Análise do poema "Buscando a Cristo", de Gregório de Matos


     Manuel Botelho é o poeta representativo do Barroco no Brasil, diferente dos que vimos até aqui e cuja produção é muito pequena e não ficou muito conhecida no Brasil, ao contrário da de Gregório de Matos, que foi muito popular.

    Por causa dessa sua popularidade, teve um problema semelhante ao de Luís de Camões: como não publicou nada em vida, não se sabe exatamente o que é ou não de sua autoria. Os seus poemas foram, na sua maioria, reunidos por James Amado.

    Em comum com Manuel Botelho, Gregório possui o facto de terem estudado juntos em Coimbra. A diferença é que, enquanto o primeiro escreveu versos sobre o emblema de um Barroco sério, de que Música do Parnaso é exemplo, apesar de aí encontrarmos poemas de outro caráter; o segundo, além da vertente séria, tem uma vertente satírica, que o tornou popular. Ela é de tal ordem que ele ficou conhecido por "Boca do Inferno". A sátira está muito dentro do espírito barroco (ver Fénix Renascida e Postilhão de Apolo). Assim, ele não transgride o espírito barroco e escreve poesia satírica, séria e também sacra.

    Gregório estudou em Coimbra, mas vai ser o primeiro a dar pistas sobre a sociedade brasileira. Manuel Botelho e Itaparica só falaram da riqueza da terra de forma ufanista. Por seu turno, Gregório fala da sociedade brasileira, o que faz sobretudo na vertente satírica da sua poesia.

    O texto "Buscando a Cristo" é um soneto de tema sacro, comum ao Barroco ibérico, o que evidencia sua matriz religiosa e católica.

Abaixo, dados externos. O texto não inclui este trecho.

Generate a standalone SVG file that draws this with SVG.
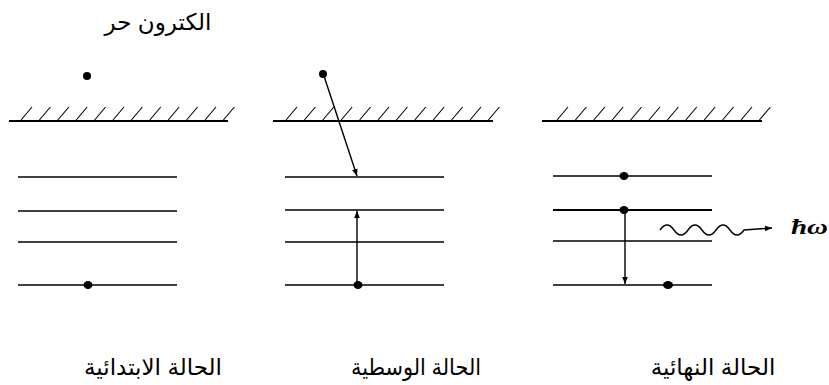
<svg xmlns="http://www.w3.org/2000/svg" width="829" height="385" viewBox="0 0 829 385">
<style>
.lvl{stroke:#000;stroke-width:1.6;fill:none}
.gnd{stroke:#000;stroke-width:2.2;fill:none}
.hat{stroke:#000;stroke-width:1.1;fill:none}
.arr{stroke:#000;stroke-width:1.4;fill:none}
.dot{fill:#000}
.lbl{font-family:"Liberation Sans","DejaVu Sans","Noto Sans",sans-serif;font-size:23px;fill:#000}
.sym{font-family:"Liberation Serif",serif;font-style:italic;font-weight:bold;font-size:21px;fill:#000}
</style>
<defs>
<marker id="ah" viewBox="0 0 10 10" refX="10" refY="5" markerWidth="7" markerHeight="7" orient="auto-start-reverse" markerUnits="userSpaceOnUse">
<path d="M0,1 L10,5 L0,9 Z" fill="#000"/>
</marker>
<g id="hatch">
<path class="hat" d="M0,120 l11,-13 M18.4,120 l11,-13 M36.8,120 l11,-13 M55.2,120 l11,-13 M73.6,120 l11,-13 M92,120 l11,-13 M110.4,120 l11,-13 M128.8,120 l11,-13 M147.2,120 l11,-13 M165.6,120 l11,-13 M184,120 l11,-13 M202.4,120 l11,-13"/>
</g>
</defs>

<g id="label-free-electron"><text class="lbl" x="158" y="30" text-anchor="middle" direction="rtl">الكترون حر</text></g>

<g id="initial-state">
<use href="#hatch" x="21"/>
<line class="gnd" x1="9" y1="121" x2="228" y2="121"/>
<circle class="dot" cx="87" cy="76" r="4"/>
<line class="lvl" x1="18" y1="177" x2="177" y2="177"/>
<line class="lvl" x1="18" y1="211" x2="177" y2="211"/>
<line class="lvl" x1="18" y1="242" x2="177" y2="242"/>
<line class="lvl" x1="18" y1="285" x2="177" y2="285"/>
<ellipse class="dot" cx="88" cy="285" rx="4.5" ry="4"/>
<text class="lbl" x="153" y="375" text-anchor="middle" direction="rtl">الحالة الابتدائية</text>
</g>

<g id="intermediate-state">
<use href="#hatch" x="286"/>
<line class="gnd" x1="273" y1="121" x2="493" y2="121"/>
<circle class="dot" cx="323" cy="74" r="4"/>
<line class="lvl" x1="285" y1="177" x2="444" y2="177"/>
<line class="lvl" x1="285" y1="210" x2="444" y2="210"/>
<line class="lvl" x1="285" y1="242" x2="444" y2="242"/>
<line class="lvl" x1="285" y1="285" x2="444" y2="285"/>
<ellipse class="dot" cx="358" cy="285" rx="4.5" ry="4"/>
<text class="lbl" x="416" y="375" text-anchor="middle" direction="rtl" textLength="130" lengthAdjust="spacingAndGlyphs">الحالة الوسطية</text>
</g>

<g id="final-state">
<use href="#hatch" x="557"/>
<line class="gnd" x1="542" y1="121" x2="762" y2="121"/>
<line class="lvl" x1="553" y1="176" x2="712" y2="176"/>
<line class="gnd" x1="553" y1="210" x2="712" y2="210"/>
<line class="lvl" x1="553" y1="241" x2="712" y2="241"/>
<line class="lvl" x1="553" y1="285" x2="712" y2="285"/>
<ellipse class="dot" cx="624" cy="176" rx="4.5" ry="4"/>
<ellipse class="dot" cx="624" cy="210" rx="4.5" ry="4"/>
<ellipse class="dot" cx="668" cy="285" rx="5" ry="4"/>
<text class="sym" x="791" y="234" textLength="37" lengthAdjust="spacingAndGlyphs">ħω</text>
<text class="lbl" x="713" y="375" text-anchor="middle" direction="rtl">الحالة النهائية</text>
</g>

<g id="connectors">
<line class="arr" x1="324" y1="76" x2="357" y2="176" marker-end="url(#ah)"/>
<line class="arr" x1="357" y1="283" x2="357" y2="211" marker-end="url(#ah)"/>
<line class="arr" x1="625" y1="212" x2="625" y2="284" marker-end="url(#ah)"/>
<path class="arr" d="M660,230 q7,-10 14,0 t14,0 t14,0 t14,0 t14,0 t14,0 L772,228" marker-end="url(#ah)"/>
</g>
</svg>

    Apresenta as fases do próprio Cristo independentes, mas subordinadas a um todo, que é o corpo. Enumera as partes e vai-se dirigindo a cada uma: braços, olhos, pés. Isto é típico do Barroco. Usa também jogos de oposições: "Que para receber-me, estais abertos / E, por não castigar-me, estais cravados.". Mas esta oposição é aparente, porque, na realidade, há uma reiteração. Também na referência aos olhos, temos um jogo de palavras/oposições, mas igualmente aparente, porque a ideia é sempre de perdão. Isto faz parte de um certo gosto que o Barroco tem pelo ludismo, visto que deste movimento faz parte o espírito de jogo, que tem a ver com a participação do leitor, que tem de pensar para compreender o jogo. É por isto que a poesia experimental do século XX vai buscar as suas bases ao Barroco, pela forma como este pressupõe a participação do leitor. Claro que esta participação não é intencional como o é na poesia do século XX. No Barroco, a participação do leitor dá-se pelo gosto do próprio poeta em ser hermético e camuflar as suas ideias. Não parte do conceito de que o leitor é um criador, mas que o poeta é que tem recursos para dizer ou não dizer, de acordo com a ocasião.

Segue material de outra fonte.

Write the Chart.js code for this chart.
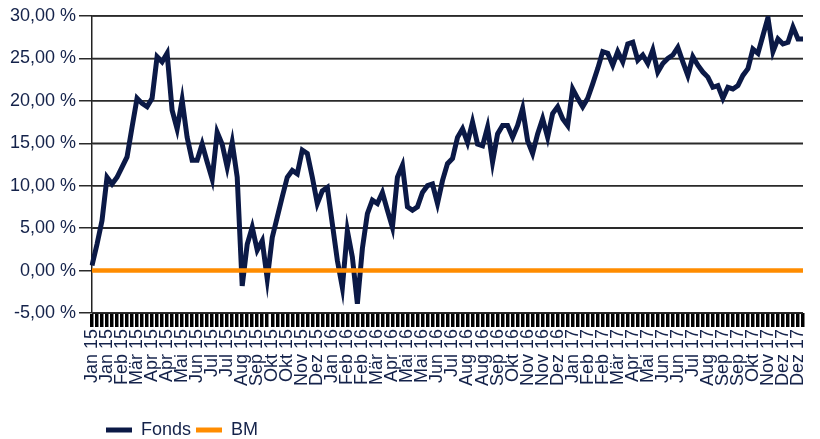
<!DOCTYPE html>
<html>
<head>
<meta charset="utf-8">
<script src="https://cdn.jsdelivr.net/npm/chart.js@4.4.0/dist/chart.umd.min.js"></script>
<style>
  html, body { margin: 0; padding: 0; background: #fff; }
  #wrap { width: 820px; height: 439px; position: relative; }
</style>
</head>
<body>
<div id="wrap"><canvas id="perfChart"></canvas></div>
<script>
  // Achsenbeschriftung (jeder 3. Datenpunkt bekommt ein Label)
  const tickLabels = [
    'Jan 15','Jan 15','Feb 15','Mär 15','Apr 15','Apr 15','Mai 15','Jun 15','Jul 15','Jul 15','Aug 15','Sep 15','Okt 15','Okt 15','Nov 15','Dez 15',
    'Jan 16','Feb 16','Feb 16','Mär 16','Apr 16','Mai 16','Mai 16','Jun 16','Jul 16','Aug 16','Aug 16','Sep 16','Okt 16','Nov 16','Nov 16','Dez 16',
    'Jan 17','Feb 17','Feb 17','Mär 17','Apr 17','Mai 17','Jun 17','Jun 17','Jul 17','Aug 17','Sep 17','Sep 17','Okt 17','Nov 17','Dez 17','Dez 17'
  ];
  const labelStep = 3;

  // Wertentwicklung in %
  const fonds = [
    0.6, 3.1, 5.9, 11.0, 10.2, 11.0, 12.2, 13.4, 16.9, 20.3,
    19.7, 19.3, 20.3, 25.2, 24.6, 25.6, 18.9, 16.7, 20.1, 15.7,
    13.0, 13.0, 14.9, 12.8, 10.8, 16.3, 14.9, 12.2, 15.1, 11.0,
    -1.8, 3.1, 5.1, 2.4, 3.5, -1.0, 3.9, 6.3, 8.7, 11.0,
    11.8, 11.4, 14.2, 13.8, 11.0, 7.9, 9.4, 9.8, 5.5, 1.2,
    -2.0, 4.7, 1.6, -3.9, 2.6, 6.7, 8.3, 7.9, 9.2, 7.1,
    5.1, 11.0, 12.4, 7.5, 7.1, 7.5, 9.2, 10.0, 10.2, 7.9,
    10.6, 12.6, 13.2, 15.7, 16.7, 15.1, 17.5, 14.9, 14.7, 16.9,
    12.8, 16.1, 17.1, 17.1, 15.7, 17.1, 19.1, 15.3, 13.8, 16.1,
    17.9, 15.7, 18.5, 19.3, 17.9, 17.1, 21.4, 20.3, 19.3, 20.3,
    22.0, 23.8, 25.8, 25.6, 24.2, 25.8, 24.6, 26.7, 26.9, 24.8,
    25.4, 24.4, 26.0, 23.4, 24.4, 25.0, 25.4, 26.3, 24.6, 23.0,
    25.2, 24.2, 23.4, 22.8, 21.6, 21.8, 20.3, 21.6, 21.4, 21.8,
    23.0, 23.8, 26.1, 25.6, 27.7, 29.8, 25.8, 27.3, 26.7, 26.9,
    28.7, 27.3, 27.3
  ];

  const bm = [
    0, 0, 0, 0, 0, 0, 0, 0, 0, 0,
    0, 0, 0, 0, 0, 0, 0, 0, 0, 0,
    0, 0, 0, 0, 0, 0, 0, 0, 0, 0,
    0, 0, 0, 0, 0, 0, 0, 0, 0, 0,
    0, 0, 0, 0, 0, 0, 0, 0, 0, 0,
    0, 0, 0, 0, 0, 0, 0, 0, 0, 0,
    0, 0, 0, 0, 0, 0, 0, 0, 0, 0,
    0, 0, 0, 0, 0, 0, 0, 0, 0, 0,
    0, 0, 0, 0, 0, 0, 0, 0, 0, 0,
    0, 0, 0, 0, 0, 0, 0, 0, 0, 0,
    0, 0, 0, 0, 0, 0, 0, 0, 0, 0,
    0, 0, 0, 0, 0, 0, 0, 0, 0, 0,
    0, 0, 0, 0, 0, 0, 0, 0, 0, 0,
    0, 0, 0, 0, 0, 0, 0, 0, 0, 0,
    0, 0, 0
  ];

  const navy = '#0b1946';
  const orange = '#ff8c00';
  const textColor = '#14224a';
  const gridColor = '#2a2a2a';

  // Kategorien: leere Strings zwischen den beschrifteten Punkten
  const labels = fonds.map((v, i) => (i % labelStep === 0 ? (tickLabels[i / labelStep] || '') : ''));

  Chart.defaults.font.family = "'Liberation Sans', Arial, sans-serif";
  Chart.defaults.font.size = 18;
  Chart.defaults.color = textColor;

  // Legende unten links versetzen
  const legendShift = {
    id: 'legendShift',
    afterLayout(chart) {
      const lg = chart.legend;
      if (!lg) return;
      lg.left += 101;
      lg.right += 101;
      lg.top += 10;
      lg.bottom += 10;
    }
  };

  // horizontale Gitterlinien an den y-Ticks
  const yGridLines = {
    id: 'yGridLines',
    beforeDatasetsDraw(chart) {
      const { ctx, chartArea, scales } = chart;
      const y = scales.y;
      ctx.save();
      ctx.strokeStyle = gridColor;
      ctx.lineWidth = 1.5;
      y.ticks.forEach(t => {
        const py = y.getPixelForValue(t.value);
        ctx.beginPath();
        ctx.moveTo(chartArea.left, py);
        ctx.lineTo(chartArea.right, py);
        ctx.stroke();
      });
      ctx.restore();
    }
  };

  const ctx = document.getElementById('perfChart').getContext('2d');
  new Chart(ctx, {
    type: 'line',
    data: {
      labels: labels,
      datasets: [{
        label: 'Fonds',
        data: fonds,
        borderColor: navy,
        backgroundColor: navy,
        borderWidth: 5,
        pointRadius: 0,
        tension: 0,
        order: 1
      }, {
        label: 'BM',
        data: bm,
        borderColor: orange,
        backgroundColor: orange,
        borderWidth: 4.5,
        pointRadius: 0,
        tension: 0,
        order: 0
      }]
    },
    options: {
      responsive: true,
      maintainAspectRatio: false,
      animation: false,
      layout: { padding: { top: 16, right: 17, left: 0, bottom: 0 } },
      plugins: {
        title: { display: false },
        tooltip: { enabled: false },
        legend: {
          position: 'bottom',
          align: 'start',
          labels: {
            boxWidth: 26,
            boxHeight: 5,
            padding: 5,
            color: textColor,
            sort: (a, b) => a.datasetIndex - b.datasetIndex,
            generateLabels: function(chart) {
              const items = Chart.defaults.plugins.legend.labels.generateLabels(chart);
              items.forEach(it => { it.lineWidth = 0; it.fillStyle = it.strokeStyle; });
              return items;
            }
          }
        }
      },
      scales: {
        x: {
          afterFit: function(scale) {
            scale.height = 93;
            scale.paddingRight = 17;
            scale.paddingLeft = 0;
          },
          border: { display: true, color: '#000', width: 1 },
          grid: {
            display: true,
            drawOnChartArea: false,
            drawTicks: true,
            tickLength: 14,
            color: '#000',
            lineWidth: 3.5
          },
          ticks: {
            autoSkip: false,
            minRotation: 90,
            maxRotation: 90,
            padding: 2,
            color: textColor
          }
        },
        y: {
          min: -5,
          max: 30,
          afterFit: function(scale) { scale.width = 92; },
          border: { display: true, color: '#222', width: 1.5 },
          grid: {
            display: true,
            drawOnChartArea: true,
            drawTicks: true,
            color: gridColor,
            tickColor: gridColor,
            lineWidth: 1.5,
            tickLength: 13
          },
          ticks: {
            stepSize: 5,
            padding: 3,
            color: textColor,
            callback: function(value) {
              return value.toFixed(2).replace('.', ',') + ' %';
            }
          }
        }
      }
    },
    plugins: [legendShift, yGridLines]
  });
</script>
</body>
</html>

    Outra característica barroca é o uso da gradação (ex.: "Para ficar unido, atado e firme"), que ao mesmo tempo é uma forma de recolher de elementos que ficaram mais ou menos dispersos.

    Camões escreveu o soneto "Alma minha gentil que te partiste", enquanto Gregório "Alma gentil, espírito generoso". O primeiro insere-se na sua linha temática do neoplatonismo e todo o poema gira em torno disso. Isto não aparece no poema de Gregório, que opõe mais as ideias de vida e de morte, ao passo que Luís Vaz fala de um amor que permanece mesmo depois da morte.

    A forma de tratar a figura feminina é diferente: Camões usa formas mais suaves e equilibradas; Gregório de Matos socorre-se de uma forma mais retorcida, usando oposições ("Senão por dar-te a mágoa de perder-te") e a ideia de um prazer quase erótico na vida e na morte; o amor de Camões é mais espiritual.

    Encontramos ainda em Gregório de Matos como característica barroca o espírito de imitação, próprio do Classicismo.

    Uma última nota para o facto de a oposição vida/morte se manifestar de modos diversos: em Camões, valoriza-se o amor que continua, mesmo depois da morte; em Gregório, valoriza-se a moral.